Record extracts.
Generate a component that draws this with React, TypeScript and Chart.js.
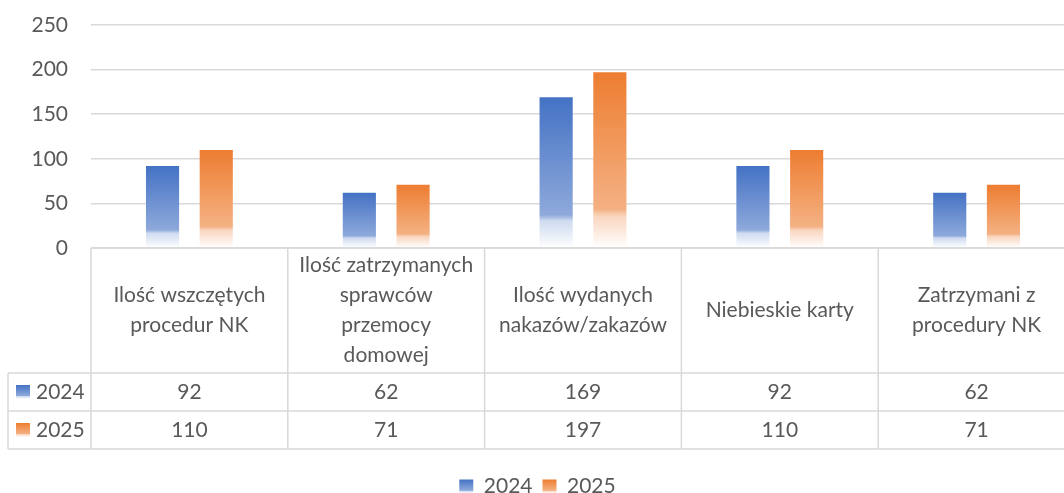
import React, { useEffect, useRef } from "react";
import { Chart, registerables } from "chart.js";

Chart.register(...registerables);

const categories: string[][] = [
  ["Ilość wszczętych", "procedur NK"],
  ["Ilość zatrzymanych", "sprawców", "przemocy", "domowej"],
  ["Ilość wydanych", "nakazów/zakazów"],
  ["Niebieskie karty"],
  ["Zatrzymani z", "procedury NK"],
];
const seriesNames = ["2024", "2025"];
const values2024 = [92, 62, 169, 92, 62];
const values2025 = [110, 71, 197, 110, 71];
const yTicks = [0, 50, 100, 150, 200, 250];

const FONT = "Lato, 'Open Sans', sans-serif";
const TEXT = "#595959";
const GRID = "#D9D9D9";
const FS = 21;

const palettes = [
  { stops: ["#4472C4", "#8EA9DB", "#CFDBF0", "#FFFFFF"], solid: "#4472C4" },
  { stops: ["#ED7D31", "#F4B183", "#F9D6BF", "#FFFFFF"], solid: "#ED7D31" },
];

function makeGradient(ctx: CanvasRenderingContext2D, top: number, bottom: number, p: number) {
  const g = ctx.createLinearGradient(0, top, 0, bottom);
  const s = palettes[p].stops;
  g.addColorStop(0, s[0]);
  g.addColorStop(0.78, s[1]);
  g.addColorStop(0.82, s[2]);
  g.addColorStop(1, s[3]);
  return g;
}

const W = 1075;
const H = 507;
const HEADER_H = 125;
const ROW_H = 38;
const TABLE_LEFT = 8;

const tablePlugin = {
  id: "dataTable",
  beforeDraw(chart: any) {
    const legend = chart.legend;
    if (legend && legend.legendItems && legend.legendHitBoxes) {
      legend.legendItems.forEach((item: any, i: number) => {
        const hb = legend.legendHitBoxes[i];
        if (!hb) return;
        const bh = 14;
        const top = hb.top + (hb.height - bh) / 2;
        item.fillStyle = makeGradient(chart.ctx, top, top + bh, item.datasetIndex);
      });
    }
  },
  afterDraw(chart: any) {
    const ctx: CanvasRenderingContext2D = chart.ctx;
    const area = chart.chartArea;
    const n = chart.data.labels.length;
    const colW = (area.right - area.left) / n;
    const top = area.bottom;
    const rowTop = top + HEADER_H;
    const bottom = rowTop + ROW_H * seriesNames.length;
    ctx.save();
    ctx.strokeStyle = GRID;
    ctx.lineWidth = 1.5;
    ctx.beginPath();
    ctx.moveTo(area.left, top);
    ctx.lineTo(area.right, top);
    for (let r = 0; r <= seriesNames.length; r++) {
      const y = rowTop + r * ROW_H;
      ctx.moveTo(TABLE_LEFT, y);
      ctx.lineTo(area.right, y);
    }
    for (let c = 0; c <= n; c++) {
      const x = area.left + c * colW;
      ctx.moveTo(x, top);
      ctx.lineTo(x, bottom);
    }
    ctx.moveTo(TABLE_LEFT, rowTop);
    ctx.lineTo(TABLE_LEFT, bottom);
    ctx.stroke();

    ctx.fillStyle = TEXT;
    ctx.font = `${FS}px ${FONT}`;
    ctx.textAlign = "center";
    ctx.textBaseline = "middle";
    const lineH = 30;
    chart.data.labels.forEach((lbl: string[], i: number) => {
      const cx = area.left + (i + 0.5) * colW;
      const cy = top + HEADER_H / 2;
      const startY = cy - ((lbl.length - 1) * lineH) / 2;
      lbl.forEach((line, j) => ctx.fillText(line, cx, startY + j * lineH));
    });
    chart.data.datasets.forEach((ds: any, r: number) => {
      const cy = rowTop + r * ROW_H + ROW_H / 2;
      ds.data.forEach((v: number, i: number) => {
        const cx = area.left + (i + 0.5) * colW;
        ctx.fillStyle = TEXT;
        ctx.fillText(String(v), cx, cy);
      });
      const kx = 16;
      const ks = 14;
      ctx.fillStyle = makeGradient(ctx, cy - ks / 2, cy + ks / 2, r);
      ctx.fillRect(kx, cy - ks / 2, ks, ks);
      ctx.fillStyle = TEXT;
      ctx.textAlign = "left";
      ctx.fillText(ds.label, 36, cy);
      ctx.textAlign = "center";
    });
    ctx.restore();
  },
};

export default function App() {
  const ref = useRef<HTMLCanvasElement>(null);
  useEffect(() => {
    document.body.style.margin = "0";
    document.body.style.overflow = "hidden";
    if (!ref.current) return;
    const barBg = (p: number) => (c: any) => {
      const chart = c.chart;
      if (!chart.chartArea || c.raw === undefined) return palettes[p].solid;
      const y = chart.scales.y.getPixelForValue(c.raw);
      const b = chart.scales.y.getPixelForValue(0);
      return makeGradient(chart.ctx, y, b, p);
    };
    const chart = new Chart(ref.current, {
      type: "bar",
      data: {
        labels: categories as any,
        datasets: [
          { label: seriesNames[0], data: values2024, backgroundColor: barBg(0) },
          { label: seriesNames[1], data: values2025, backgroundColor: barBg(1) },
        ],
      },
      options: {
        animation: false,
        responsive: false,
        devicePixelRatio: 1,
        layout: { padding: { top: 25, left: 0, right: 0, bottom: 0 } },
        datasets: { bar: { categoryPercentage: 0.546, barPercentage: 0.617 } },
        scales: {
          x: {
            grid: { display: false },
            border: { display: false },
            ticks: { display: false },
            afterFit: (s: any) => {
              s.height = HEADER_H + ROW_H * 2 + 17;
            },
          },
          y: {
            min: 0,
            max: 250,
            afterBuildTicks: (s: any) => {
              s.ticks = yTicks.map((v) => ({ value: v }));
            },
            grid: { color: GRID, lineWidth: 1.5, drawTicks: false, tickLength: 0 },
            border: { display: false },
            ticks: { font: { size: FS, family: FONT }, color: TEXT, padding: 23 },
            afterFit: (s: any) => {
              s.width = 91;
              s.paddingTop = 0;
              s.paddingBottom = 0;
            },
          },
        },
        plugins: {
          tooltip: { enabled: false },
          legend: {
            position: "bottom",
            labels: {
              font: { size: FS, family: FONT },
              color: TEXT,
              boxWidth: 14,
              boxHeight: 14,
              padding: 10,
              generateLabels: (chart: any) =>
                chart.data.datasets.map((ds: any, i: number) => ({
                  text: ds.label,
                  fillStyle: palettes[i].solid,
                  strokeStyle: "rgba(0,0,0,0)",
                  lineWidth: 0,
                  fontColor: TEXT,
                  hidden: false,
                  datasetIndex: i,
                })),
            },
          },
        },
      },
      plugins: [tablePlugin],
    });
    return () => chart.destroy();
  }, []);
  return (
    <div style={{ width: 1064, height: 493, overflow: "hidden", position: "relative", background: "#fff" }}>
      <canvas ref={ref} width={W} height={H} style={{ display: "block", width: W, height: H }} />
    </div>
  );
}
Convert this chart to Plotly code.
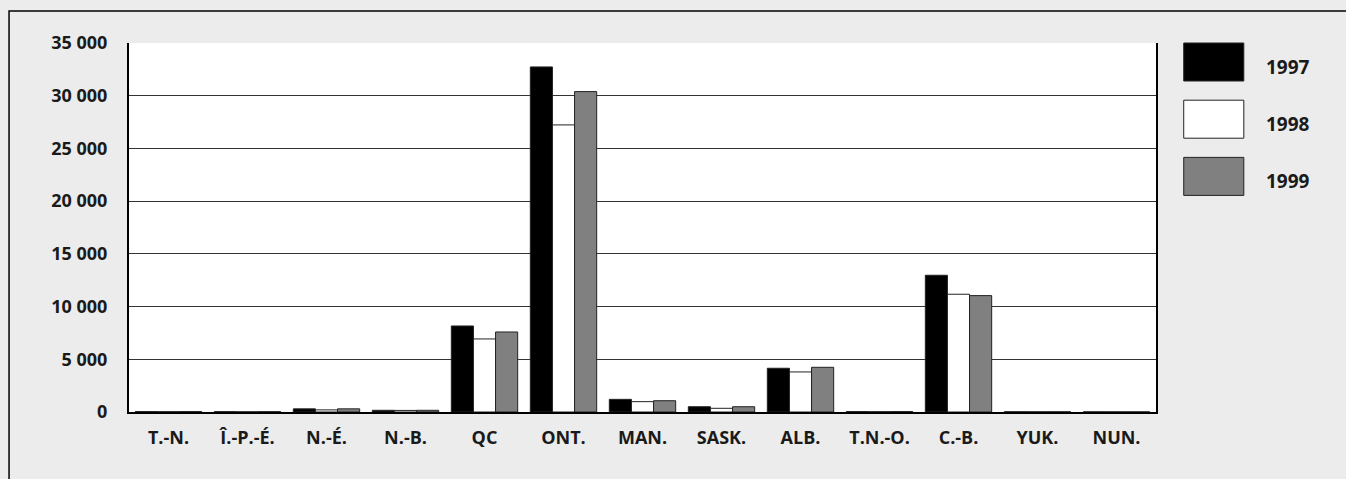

Written request. All of the material above is to be copied exactly, except for its images.

Response to this task.
Generate a component that draws this with React, TypeScript and Chart.js.
import React, { useEffect, useRef } from "react";
import { Chart, registerables } from "chart.js";

Chart.register(...registerables);

const categories: string[][] = [
  ["Ilość wszczętych", "procedur NK"],
  ["Ilość zatrzymanych", "sprawców", "przemocy", "domowej"],
  ["Ilość wydanych", "nakazów/zakazów"],
  ["Niebieskie karty"],
  ["Zatrzymani z", "procedury NK"],
];
const seriesNames = ["2024", "2025"];
const values2024 = [92, 62, 169, 92, 62];
const values2025 = [110, 71, 197, 110, 71];
const yTicks = [0, 50, 100, 150, 200, 250];

const FONT = "Lato, 'Open Sans', sans-serif";
const TEXT = "#595959";
const GRID = "#D9D9D9";
const FS = 21;

const palettes = [
  { stops: ["#4472C4", "#8EA9DB", "#CFDBF0", "#FFFFFF"], solid: "#4472C4" },
  { stops: ["#ED7D31", "#F4B183", "#F9D6BF", "#FFFFFF"], solid: "#ED7D31" },
];

function makeGradient(ctx: CanvasRenderingContext2D, top: number, bottom: number, p: number) {
  const g = ctx.createLinearGradient(0, top, 0, bottom);
  const s = palettes[p].stops;
  g.addColorStop(0, s[0]);
  g.addColorStop(0.78, s[1]);
  g.addColorStop(0.82, s[2]);
  g.addColorStop(1, s[3]);
  return g;
}

const W = 1075;
const H = 507;
const HEADER_H = 125;
const ROW_H = 38;
const TABLE_LEFT = 8;

const tablePlugin = {
  id: "dataTable",
  beforeDraw(chart: any) {
    const legend = chart.legend;
    if (legend && legend.legendItems && legend.legendHitBoxes) {
      legend.legendItems.forEach((item: any, i: number) => {
        const hb = legend.legendHitBoxes[i];
        if (!hb) return;
        const bh = 14;
        const top = hb.top + (hb.height - bh) / 2;
        item.fillStyle = makeGradient(chart.ctx, top, top + bh, item.datasetIndex);
      });
    }
  },
  afterDraw(chart: any) {
    const ctx: CanvasRenderingContext2D = chart.ctx;
    const area = chart.chartArea;
    const n = chart.data.labels.length;
    const colW = (area.right - area.left) / n;
    const top = area.bottom;
    const rowTop = top + HEADER_H;
    const bottom = rowTop + ROW_H * seriesNames.length;
    ctx.save();
    ctx.strokeStyle = GRID;
    ctx.lineWidth = 1.5;
    ctx.beginPath();
    ctx.moveTo(area.left, top);
    ctx.lineTo(area.right, top);
    for (let r = 0; r <= seriesNames.length; r++) {
      const y = rowTop + r * ROW_H;
      ctx.moveTo(TABLE_LEFT, y);
      ctx.lineTo(area.right, y);
    }
    for (let c = 0; c <= n; c++) {
      const x = area.left + c * colW;
      ctx.moveTo(x, top);
      ctx.lineTo(x, bottom);
    }
    ctx.moveTo(TABLE_LEFT, rowTop);
    ctx.lineTo(TABLE_LEFT, bottom);
    ctx.stroke();

    ctx.fillStyle = TEXT;
    ctx.font = `${FS}px ${FONT}`;
    ctx.textAlign = "center";
    ctx.textBaseline = "middle";
    const lineH = 30;
    chart.data.labels.forEach((lbl: string[], i: number) => {
      const cx = area.left + (i + 0.5) * colW;
      const cy = top + HEADER_H / 2;
      const startY = cy - ((lbl.length - 1) * lineH) / 2;
      lbl.forEach((line, j) => ctx.fillText(line, cx, startY + j * lineH));
    });
    chart.data.datasets.forEach((ds: any, r: number) => {
      const cy = rowTop + r * ROW_H + ROW_H / 2;
      ds.data.forEach((v: number, i: number) => {
        const cx = area.left + (i + 0.5) * colW;
        ctx.fillStyle = TEXT;
        ctx.fillText(String(v), cx, cy);
      });
      const kx = 16;
      const ks = 14;
      ctx.fillStyle = makeGradient(ctx, cy - ks / 2, cy + ks / 2, r);
      ctx.fillRect(kx, cy - ks / 2, ks, ks);
      ctx.fillStyle = TEXT;
      ctx.textAlign = "left";
      ctx.fillText(ds.label, 36, cy);
      ctx.textAlign = "center";
    });
    ctx.restore();
  },
};

export default function App() {
  const ref = useRef<HTMLCanvasElement>(null);
  useEffect(() => {
    document.body.style.margin = "0";
    document.body.style.overflow = "hidden";
    if (!ref.current) return;
    const barBg = (p: number) => (c: any) => {
      const chart = c.chart;
      if (!chart.chartArea || c.raw === undefined) return palettes[p].solid;
      const y = chart.scales.y.getPixelForValue(c.raw);
      const b = chart.scales.y.getPixelForValue(0);
      return makeGradient(chart.ctx, y, b, p);
    };
    const chart = new Chart(ref.current, {
      type: "bar",
      data: {
        labels: categories as any,
        datasets: [
          { label: seriesNames[0], data: values2024, backgroundColor: barBg(0) },
          { label: seriesNames[1], data: values2025, backgroundColor: barBg(1) },
        ],
      },
      options: {
        animation: false,
        responsive: false,
        devicePixelRatio: 1,
        layout: { padding: { top: 25, left: 0, right: 0, bottom: 0 } },
        datasets: { bar: { categoryPercentage: 0.546, barPercentage: 0.617 } },
        scales: {
          x: {
            grid: { display: false },
            border: { display: false },
            ticks: { display: false },
            afterFit: (s: any) => {
              s.height = HEADER_H + ROW_H * 2 + 17;
            },
          },
          y: {
            min: 0,
            max: 250,
            afterBuildTicks: (s: any) => {
              s.ticks = yTicks.map((v) => ({ value: v }));
            },
            grid: { color: GRID, lineWidth: 1.5, drawTicks: false, tickLength: 0 },
            border: { display: false },
            ticks: { font: { size: FS, family: FONT }, color: TEXT, padding: 23 },
            afterFit: (s: any) => {
              s.width = 91;
              s.paddingTop = 0;
              s.paddingBottom = 0;
            },
          },
        },
        plugins: {
          tooltip: { enabled: false },
          legend: {
            position: "bottom",
            labels: {
              font: { size: FS, family: FONT },
              color: TEXT,
              boxWidth: 14,
              boxHeight: 14,
              padding: 10,
              generateLabels: (chart: any) =>
                chart.data.datasets.map((ds: any, i: number) => ({
                  text: ds.label,
                  fillStyle: palettes[i].solid,
                  strokeStyle: "rgba(0,0,0,0)",
                  lineWidth: 0,
                  fontColor: TEXT,
                  hidden: false,
                  datasetIndex: i,
                })),
            },
          },
        },
      },
      plugins: [tablePlugin],
    });
    return () => chart.destroy();
  }, []);
  return (
    <div style={{ width: 1064, height: 493, overflow: "hidden", position: "relative", background: "#fff" }}>
      <canvas ref={ref} width={W} height={H} style={{ display: "block", width: W, height: H }} />
    </div>
  );
}
Convert this chart to Plotly code.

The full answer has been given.